Lost Voices by Sarah Porter
Published: July 4, 2011
Recommended for: Older Teens & YA
Fourteen-year-old Luce has had a tough life, but she reaches the depths of despair when she is assaulted and left on the cliffs outside of a grim, gray Alaskan fishing village. She expects to die when she tumbles into the icy waves below, but instead undergoes an astonishing transformation and becomes a mermaid. A tribe of mermaids finds Luce and welcomes her in—all of them, like her, lost girls who surrendered their humanity in the darkest moments of their lives. Luce is thrilled with her new life until she discovers the catch: the mermaids feel an uncontrollable desire to drown seafarers, using their enchanted voices to lure ships into the rocks. Luce possesses an extraordinary singing talent, which makes her important to the tribe—she may even have a shot at becoming their queen. However her struggle to retain her humanity puts her at odds with her new friends. Will Luce be pressured into committing mass murder?

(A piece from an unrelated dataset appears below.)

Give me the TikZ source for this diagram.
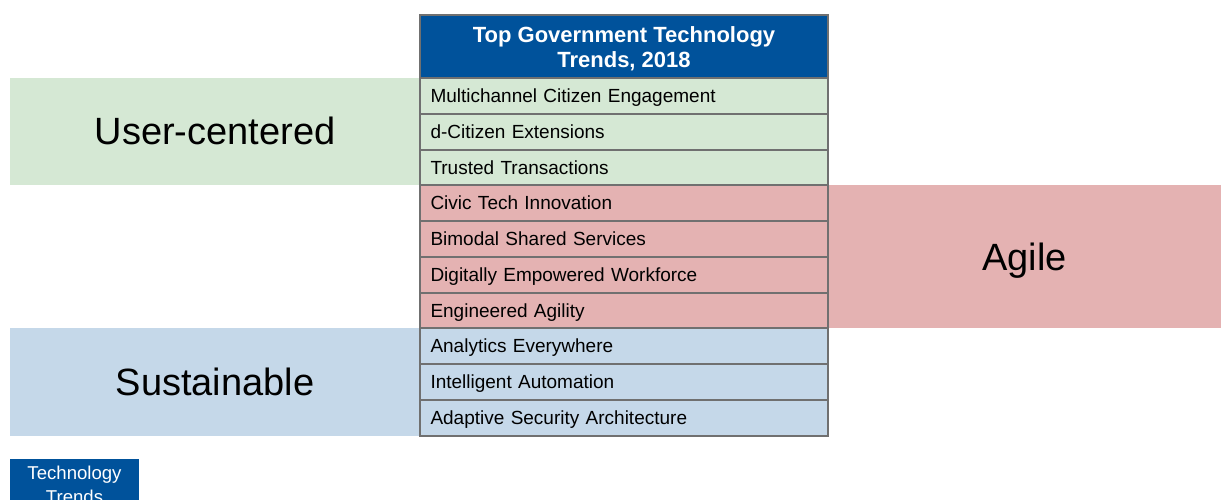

The first book in a trilogy, Lost Voices is a captivating and wildly original tale about finding a voice, the healing power of friendship, and the strength it takes to forgive.
SARAH PORTER is a writer and artist. Lost Voices is her first novel. Sarah and her husband live in Brooklyn.
When fourteen-year old Lucette (or Luce) is assaulted and left on the cliffs of an Alaskan fishing village, she expects to die; however, in the dark, Luce tumbles into the waves below and becomes a mermaid. Yes, mermaid. This extraordinary transformation leads to the premise of Lost Voices by Sarah Porter.
Lost Voices is a book about mermaids, or a book about a tribe of young girls who are damaged in some form. Each girl in the tribe had been harshly dealt with when they were humans. In a somewhat cheesy turn, each mermaid has a sparkly glow about them before they are transformed. I found this idea of sparkling human (mermaid in transformation) plot a little too funny to be serious. The idea was nice, but the execution made me chuckle.
When Luce is welcomed into the mermaid tribe, she is instantly excited and happy with her new life. She fits in, she has a purpose, and she feels loved. She feels loved for a couple chapters before a major rule in the tribe causes Luce to rethink her mermaid existence. The rule? Each mermaid is gifted with a magical singing voice that leads humans to their deaths. The mermaids all gather together (as often as they can) and sing ships of unlucky seafarers to their watery demise. Luce, whose voice is fit for a queen, has powers none of the other mermaids have experienced before, and she does not like it. Her conscious tugs at her heart. Is she capable of mass murder? Luce struggles with this question the entire book.
I really enjoyed Lost Voices, I found it refreshing and smartly written. Some material in the beginning was too detailed and adult for younger readers. I was chilled to the bone reading two scenes, and I would not recommend younger teens read those parts. I understand these were needed for plot purposes, but I was left disturbed and I cannot imagine how a younger reader will react. Be cautious of some gritty material.
Overall, the message of Lost Voices is accomplished. Can a voice that is lost in the crowd be heard? Do friendships mend broken hearts? Can forgiveness be given to those who have wounded? This book has a beautiful message of: finding a voice, finding hope, finding friendship, and finding forgiveness. Lost Voices will not be lost to readers. This voice will be heard loud and clear.